* _Task details_
In the records below, find the line that contains "Convert this chart to matplotlib code." and the line that contains "matplotlib.rcParams['axes.unicode_minus'] = False". Set down exactly those lines and every line between them, and nothing more.
------ Extracted information
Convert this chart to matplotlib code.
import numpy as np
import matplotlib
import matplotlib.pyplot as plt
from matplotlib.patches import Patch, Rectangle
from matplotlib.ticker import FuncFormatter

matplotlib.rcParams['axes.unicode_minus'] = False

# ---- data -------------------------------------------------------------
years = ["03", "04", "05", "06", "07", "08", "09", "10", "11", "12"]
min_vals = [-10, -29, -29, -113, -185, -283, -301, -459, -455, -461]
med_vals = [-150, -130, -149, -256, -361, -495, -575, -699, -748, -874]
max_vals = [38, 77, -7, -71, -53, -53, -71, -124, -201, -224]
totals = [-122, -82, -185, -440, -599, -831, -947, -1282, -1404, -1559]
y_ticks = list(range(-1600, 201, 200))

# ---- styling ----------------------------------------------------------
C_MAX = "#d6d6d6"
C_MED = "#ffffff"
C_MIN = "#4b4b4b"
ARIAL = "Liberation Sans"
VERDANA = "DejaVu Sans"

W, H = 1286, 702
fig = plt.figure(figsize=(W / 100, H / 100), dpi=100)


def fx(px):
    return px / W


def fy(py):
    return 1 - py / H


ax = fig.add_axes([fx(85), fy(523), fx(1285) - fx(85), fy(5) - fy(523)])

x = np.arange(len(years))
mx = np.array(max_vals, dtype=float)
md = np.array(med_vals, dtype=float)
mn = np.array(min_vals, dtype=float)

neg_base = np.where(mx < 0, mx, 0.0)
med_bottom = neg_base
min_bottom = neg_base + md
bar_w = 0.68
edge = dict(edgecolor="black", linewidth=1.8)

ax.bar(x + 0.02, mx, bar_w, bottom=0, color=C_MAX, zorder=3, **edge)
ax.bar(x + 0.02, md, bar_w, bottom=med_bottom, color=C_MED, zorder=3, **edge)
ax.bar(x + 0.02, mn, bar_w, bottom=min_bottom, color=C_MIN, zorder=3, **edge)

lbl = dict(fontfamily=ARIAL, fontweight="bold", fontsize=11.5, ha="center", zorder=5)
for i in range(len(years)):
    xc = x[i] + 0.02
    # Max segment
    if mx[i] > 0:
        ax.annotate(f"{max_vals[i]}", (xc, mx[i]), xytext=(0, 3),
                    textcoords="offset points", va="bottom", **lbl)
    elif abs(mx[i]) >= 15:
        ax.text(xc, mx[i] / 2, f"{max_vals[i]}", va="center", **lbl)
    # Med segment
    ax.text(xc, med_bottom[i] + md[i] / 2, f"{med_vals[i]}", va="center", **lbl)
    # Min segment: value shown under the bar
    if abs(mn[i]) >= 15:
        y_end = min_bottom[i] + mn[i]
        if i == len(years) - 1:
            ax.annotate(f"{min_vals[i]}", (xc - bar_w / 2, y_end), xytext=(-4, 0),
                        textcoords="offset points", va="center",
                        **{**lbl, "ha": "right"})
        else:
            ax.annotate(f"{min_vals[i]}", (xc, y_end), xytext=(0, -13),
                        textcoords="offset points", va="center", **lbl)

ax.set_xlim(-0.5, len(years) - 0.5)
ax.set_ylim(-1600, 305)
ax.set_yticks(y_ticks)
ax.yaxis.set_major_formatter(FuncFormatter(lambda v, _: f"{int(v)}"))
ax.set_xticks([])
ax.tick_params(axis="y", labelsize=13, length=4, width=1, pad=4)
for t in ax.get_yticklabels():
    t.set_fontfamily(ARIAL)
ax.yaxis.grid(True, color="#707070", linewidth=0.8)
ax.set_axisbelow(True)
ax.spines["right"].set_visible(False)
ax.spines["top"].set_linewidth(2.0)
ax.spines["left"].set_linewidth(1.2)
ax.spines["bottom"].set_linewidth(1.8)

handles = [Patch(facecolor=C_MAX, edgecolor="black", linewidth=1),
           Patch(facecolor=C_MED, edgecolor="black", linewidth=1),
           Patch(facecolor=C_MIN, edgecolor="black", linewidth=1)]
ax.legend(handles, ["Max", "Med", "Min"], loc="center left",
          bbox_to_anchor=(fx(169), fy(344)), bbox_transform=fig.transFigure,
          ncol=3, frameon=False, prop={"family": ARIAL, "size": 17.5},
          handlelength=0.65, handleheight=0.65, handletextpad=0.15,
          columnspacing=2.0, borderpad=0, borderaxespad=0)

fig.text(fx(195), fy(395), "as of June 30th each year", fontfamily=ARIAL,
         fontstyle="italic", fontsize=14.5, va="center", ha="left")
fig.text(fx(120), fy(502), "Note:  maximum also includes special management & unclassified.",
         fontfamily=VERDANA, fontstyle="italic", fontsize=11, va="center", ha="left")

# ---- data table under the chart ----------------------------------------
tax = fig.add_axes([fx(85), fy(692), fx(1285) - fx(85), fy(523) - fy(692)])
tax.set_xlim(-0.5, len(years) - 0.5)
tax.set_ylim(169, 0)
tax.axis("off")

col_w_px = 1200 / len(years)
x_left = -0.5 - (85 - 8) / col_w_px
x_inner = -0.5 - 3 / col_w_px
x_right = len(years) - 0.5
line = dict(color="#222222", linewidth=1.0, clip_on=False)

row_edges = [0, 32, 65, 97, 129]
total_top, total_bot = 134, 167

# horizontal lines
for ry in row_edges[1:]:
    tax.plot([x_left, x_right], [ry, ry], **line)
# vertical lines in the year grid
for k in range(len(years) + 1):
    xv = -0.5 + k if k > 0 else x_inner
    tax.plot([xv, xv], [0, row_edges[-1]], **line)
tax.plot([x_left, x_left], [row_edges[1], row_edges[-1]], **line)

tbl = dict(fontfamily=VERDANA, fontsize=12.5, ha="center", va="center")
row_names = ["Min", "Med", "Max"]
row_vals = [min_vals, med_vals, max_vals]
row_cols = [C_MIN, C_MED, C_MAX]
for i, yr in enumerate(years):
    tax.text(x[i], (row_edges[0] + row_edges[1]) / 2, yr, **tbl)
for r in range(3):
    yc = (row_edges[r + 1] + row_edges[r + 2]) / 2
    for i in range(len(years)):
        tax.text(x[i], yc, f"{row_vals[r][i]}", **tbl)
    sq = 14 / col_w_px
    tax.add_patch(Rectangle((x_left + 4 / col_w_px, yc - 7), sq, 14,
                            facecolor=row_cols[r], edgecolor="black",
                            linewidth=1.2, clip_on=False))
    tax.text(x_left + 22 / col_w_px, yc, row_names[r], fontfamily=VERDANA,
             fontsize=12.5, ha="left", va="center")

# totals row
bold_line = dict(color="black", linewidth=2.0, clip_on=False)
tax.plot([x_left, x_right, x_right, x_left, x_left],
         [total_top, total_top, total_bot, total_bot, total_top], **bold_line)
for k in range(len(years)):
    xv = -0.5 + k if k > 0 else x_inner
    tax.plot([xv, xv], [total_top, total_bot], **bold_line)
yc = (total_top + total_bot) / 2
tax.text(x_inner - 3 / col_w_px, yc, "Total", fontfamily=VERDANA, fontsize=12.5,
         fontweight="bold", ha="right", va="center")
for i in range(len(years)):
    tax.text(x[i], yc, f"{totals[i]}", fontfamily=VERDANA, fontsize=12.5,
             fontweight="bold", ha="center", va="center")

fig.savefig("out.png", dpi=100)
------------
------ Extracted information
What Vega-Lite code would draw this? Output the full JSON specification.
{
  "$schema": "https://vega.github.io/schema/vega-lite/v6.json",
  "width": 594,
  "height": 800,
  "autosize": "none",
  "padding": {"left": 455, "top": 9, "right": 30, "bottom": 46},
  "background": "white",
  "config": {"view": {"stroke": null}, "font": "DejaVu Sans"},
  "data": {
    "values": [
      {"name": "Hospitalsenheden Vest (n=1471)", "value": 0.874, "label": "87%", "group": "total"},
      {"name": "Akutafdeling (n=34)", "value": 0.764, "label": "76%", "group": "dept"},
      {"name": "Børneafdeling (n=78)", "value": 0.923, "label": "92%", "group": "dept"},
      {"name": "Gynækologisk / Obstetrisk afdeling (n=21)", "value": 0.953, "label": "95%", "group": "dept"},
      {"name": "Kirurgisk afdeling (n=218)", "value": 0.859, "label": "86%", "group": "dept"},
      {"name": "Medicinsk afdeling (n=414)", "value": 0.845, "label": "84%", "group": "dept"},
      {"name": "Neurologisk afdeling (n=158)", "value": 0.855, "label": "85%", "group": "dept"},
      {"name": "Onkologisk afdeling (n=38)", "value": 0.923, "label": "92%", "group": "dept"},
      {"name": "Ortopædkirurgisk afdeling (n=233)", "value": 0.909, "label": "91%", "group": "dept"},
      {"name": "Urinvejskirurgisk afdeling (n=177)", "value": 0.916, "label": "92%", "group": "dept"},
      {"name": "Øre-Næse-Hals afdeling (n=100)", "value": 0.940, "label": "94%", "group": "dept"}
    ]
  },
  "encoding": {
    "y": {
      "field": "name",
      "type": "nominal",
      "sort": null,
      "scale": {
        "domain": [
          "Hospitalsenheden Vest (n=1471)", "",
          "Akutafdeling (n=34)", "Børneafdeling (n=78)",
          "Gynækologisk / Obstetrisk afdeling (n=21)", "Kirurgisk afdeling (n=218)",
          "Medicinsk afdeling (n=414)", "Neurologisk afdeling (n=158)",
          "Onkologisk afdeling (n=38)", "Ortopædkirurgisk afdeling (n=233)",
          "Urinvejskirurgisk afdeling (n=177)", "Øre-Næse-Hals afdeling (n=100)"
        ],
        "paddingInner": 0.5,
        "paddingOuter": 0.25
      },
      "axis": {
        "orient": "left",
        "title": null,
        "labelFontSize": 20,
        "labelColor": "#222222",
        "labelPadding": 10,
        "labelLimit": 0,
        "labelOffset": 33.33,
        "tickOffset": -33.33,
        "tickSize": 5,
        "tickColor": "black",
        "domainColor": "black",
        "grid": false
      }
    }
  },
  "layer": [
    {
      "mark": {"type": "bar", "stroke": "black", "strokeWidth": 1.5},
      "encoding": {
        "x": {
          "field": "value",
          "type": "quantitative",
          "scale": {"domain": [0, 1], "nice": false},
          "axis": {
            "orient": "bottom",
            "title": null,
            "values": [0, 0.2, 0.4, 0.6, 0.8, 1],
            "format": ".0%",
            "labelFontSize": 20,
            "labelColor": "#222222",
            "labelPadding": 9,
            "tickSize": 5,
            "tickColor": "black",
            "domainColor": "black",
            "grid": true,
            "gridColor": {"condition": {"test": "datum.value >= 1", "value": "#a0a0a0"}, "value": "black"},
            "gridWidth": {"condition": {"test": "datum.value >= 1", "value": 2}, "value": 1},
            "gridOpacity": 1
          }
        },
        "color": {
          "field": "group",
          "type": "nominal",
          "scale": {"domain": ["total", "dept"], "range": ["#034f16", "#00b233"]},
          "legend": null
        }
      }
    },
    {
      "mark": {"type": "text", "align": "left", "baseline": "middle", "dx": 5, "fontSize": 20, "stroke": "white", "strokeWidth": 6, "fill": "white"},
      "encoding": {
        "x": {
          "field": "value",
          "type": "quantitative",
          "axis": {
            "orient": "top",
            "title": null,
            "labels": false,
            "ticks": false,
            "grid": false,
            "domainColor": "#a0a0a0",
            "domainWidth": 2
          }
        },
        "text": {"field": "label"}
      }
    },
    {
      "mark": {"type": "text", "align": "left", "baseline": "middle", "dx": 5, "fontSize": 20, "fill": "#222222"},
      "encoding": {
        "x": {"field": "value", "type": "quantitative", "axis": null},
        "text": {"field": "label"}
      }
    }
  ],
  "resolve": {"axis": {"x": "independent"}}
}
------------
* _Answer_
Convert this chart to matplotlib code.
import numpy as np
import matplotlib
import matplotlib.pyplot as plt
from matplotlib.patches import Patch, Rectangle
from matplotlib.ticker import FuncFormatter

matplotlib.rcParams['axes.unicode_minus'] = False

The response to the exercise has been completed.